I just want to emphasize this.
It means that it did nothing.
Yeah.
It literally did nothing.
Please continue.
This was just untenable for them.
And later through legal discovery, there was an email that was sent to staff where GSK said that this would be commercially unacceptable to disclose the poor efficacy data of this drug.
So instead of telling the truth, they hired a PR firm to write the medical journal for them, so to ghost write the article, and put a positive spin on it.
And then that was submitted to the journal and it was published in 2001.
It wasn't long before the regulators in the US and also in Europe, they discovered that the drug actually was increasing the risk of suicidal ideation.
It was doing the exact opposite of what the drug was meant to do.
So they put out a warning saying that this drug showed no efficacy in children and adolescents.
But the drug continued to be marketed off label.
And because the prominent journal had published this peer-review paper, GSK purchased thousands of preprints and sent them out to all their representatives.
And then they went to doctors giving free samples saying this drug is safe and effective for children.
And I think within a time span of three years, GSK made over a billion dollars in sales from a drug that had never proven to be safe or effective in children and adolescents.
And in 2015, there was a publication in the BMJ that was looking at a reanalysis.
It was called Restoring Study 329.
And researchers went and looked at what the regulatory data, what the documents actually showed.
And they found that the drug was no safer than placebo, but they also found that there were suicides that were hidden and buried in the data.
Or they reclassified them as things like emotional liability or worsening depression.
So they weren't categorized as suicidal ideation.
They were recategorised as another adverse event.
And so that kind of masks it and helps it disappear from the data.
So it was really terrible behaviour on behalf of the pharmaceutical industry to be doing this.

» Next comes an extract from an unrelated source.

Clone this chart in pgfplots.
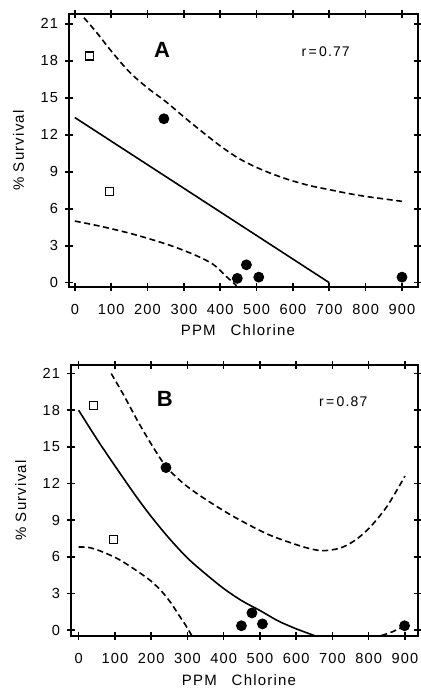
\documentclass[border=0pt]{standalone}
\usepackage{fontspec}
\setmainfont{Liberation Sans}
\newfontfamily\spaced[LetterSpace=8]{Liberation Sans}
\usepackage{pgfplots}
\pgfplotsset{compat=1.18}

\pgfplotsset{
  chl/.style={
    scale only axis,
    xtick={0,100,...,900},
    ytick={0,3,...,21},
    tick align=center,
    major tick length=4pt,
    axis line style={line width=1pt},
    every tick/.style={line width=0.8pt, black},
    tick label style={font=\fontsize{7.3}{7}\spaced},
    xticklabel style={yshift=-3pt},
    /pgf/number format/assume math mode=true,
    xlabel={PPM\quad Chlorine},
    ylabel={\% Survival},
    label style={font=\fontsize{7.5}{8}\spaced},
    ylabel style={at={(axis description cs:-0.145,0.5)}, anchor=center},
  },
  pts/.style={only marks, mark=*, mark size=2.5pt, black},
  sqs/.style={only marks, mark=square, mark size=2pt, black, mark options={line width=0.6pt}},
  fitline/.style={black, line width=0.8pt, smooth, no marks},
  band/.style={black, line width=0.8pt, smooth, no marks, dash pattern=on 3pt off 1.8pt},
}

\begin{document}
\begin{tikzpicture}
% page = 420 x 689 px at 0.5pt per px, top axis corner near px (70,14)
\path[use as bounding box] (-34.5pt,7pt) rectangle (175.5pt,-337.5pt);

% panel A
\begin{axis}[chl,
  at={(0,0)}, anchor=north west,
  width=174.5pt, height=136.5pt,
  xmin=-16, xmax=944, ymin=-0.35, ymax=21.8,
  xlabel style={at={(axis description cs:0.484,-0.158)}, anchor=center},
]
\addplot[sqs] coordinates {(40,18.4) (95,7.4)};
\addplot[pts] coordinates {(245,13.3) (447,0.35) (472,1.45) (506,0.45) (900,0.45)};
\addplot[fitline] coordinates {(0,13.4) (700,0)};
\addplot[band] coordinates {
  (25,21.5) (60,20.3) (100,18.8) (150,17.1) (200,15.8) (250,14.7)
  (300,13.45) (350,12.25) (400,11.1) (450,10.1) (500,9.35) (550,8.75)
  (600,8.25) (650,7.85) (700,7.55) (750,7.25) (800,7.0) (850,6.8) (900,6.6)};
\addplot[band] coordinates {
  (0,5.0) (75,4.55) (165,3.9) (260,3.05) (330,2.25) (380,1.5) (415,0.55) (445,-0.25)};
\node[font=\fontsize{11}{11}\selectfont\bfseries] at (axis cs:240,18.9) {A};
\node[font=\fontsize{7}{7}\spaced] at (axis cs:690,18.75) {r\,=\,0.77};
\end{axis}

% panel B
\begin{axis}[chl,
  at={(1pt,-175.5pt)}, anchor=north west,
  width=173.5pt, height=135.5pt,
  xmin=-21, xmax=936, ymin=-0.49, ymax=21.7,
  xlabel style={at={(axis description cs:0.484,-0.162)}, anchor=center},
]
\addplot[sqs] coordinates {(41,18.4) (96,7.4)};
\addplot[pts] coordinates {(241,13.3) (449,0.35) (478,1.4) (507,0.5) (899,0.35)};
\addplot[fitline] coordinates {
  (0,18.0) (60,15.2) (150,11.3) (200,9.3) (250,7.5) (300,5.9) (350,4.6)
  (400,3.4) (450,2.4) (500,1.6) (550,0.75) (600,0.1) (650,-0.45)};
\addplot[band] coordinates {
  (90,21.0) (125,19.2) (165,17.0) (205,15.0) (241,13.4) (285,12.1) (330,11.1)
  (390,9.95) (445,9.0) (525,7.8) (615,6.85) (670,6.5) (720,6.7) (760,7.3)
  (800,8.3) (850,10.1) (900,12.6)};
\addplot[band] coordinates {
  (0,6.8) (30,6.75) (66,6.4) (110,5.8) (158,4.9) (200,4.0) (231,3.1)
  (255,2.2) (277,1.2) (295,0.4) (312,-0.45)};
\addplot[band] coordinates {(835,-0.45) (865,-0.15) (900,0.35)};
\node[font=\fontsize{11}{11}\selectfont\bfseries] at (axis cs:238,18.95) {B};
\node[font=\fontsize{7}{7}\spaced] at (axis cs:730,18.7) {r\,=\,0.87};
\end{axis}
\end{tikzpicture}
\end{document}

And the authors on the papers, I think about there was 21 odd authors on the paper and over half of them hadn't disclosed conflicts of interest or hadn't even seen the raw data.
They just accepted what the ghost written article had said, continued to market the drug, continued to profit, continued to go on conferences.
In the meantime, children were dying from this and the journal refused to retract the paper, despite the fact that I think it was 2012,
the Department of Justice managed to get GSK to admit to fraudulently promoting the use of Paxil in adolescents and they paid a $3 billion study 329 was part of that settlement and it was the biggest in medical history at the time that fine.
The journal still refused to retract the paper.
It turns out that recently a lawyer who had been litigating this case for some people who were harmed by antidepressants started digging out all the evidence and decided to sue not just the journal but also the publisher Elsevier.
And I suspect that a retraction might be on the horizon because the journal has acted since finding this out and they've put an expression of interest on the paper.
How many years from publication to again maybe a retraction?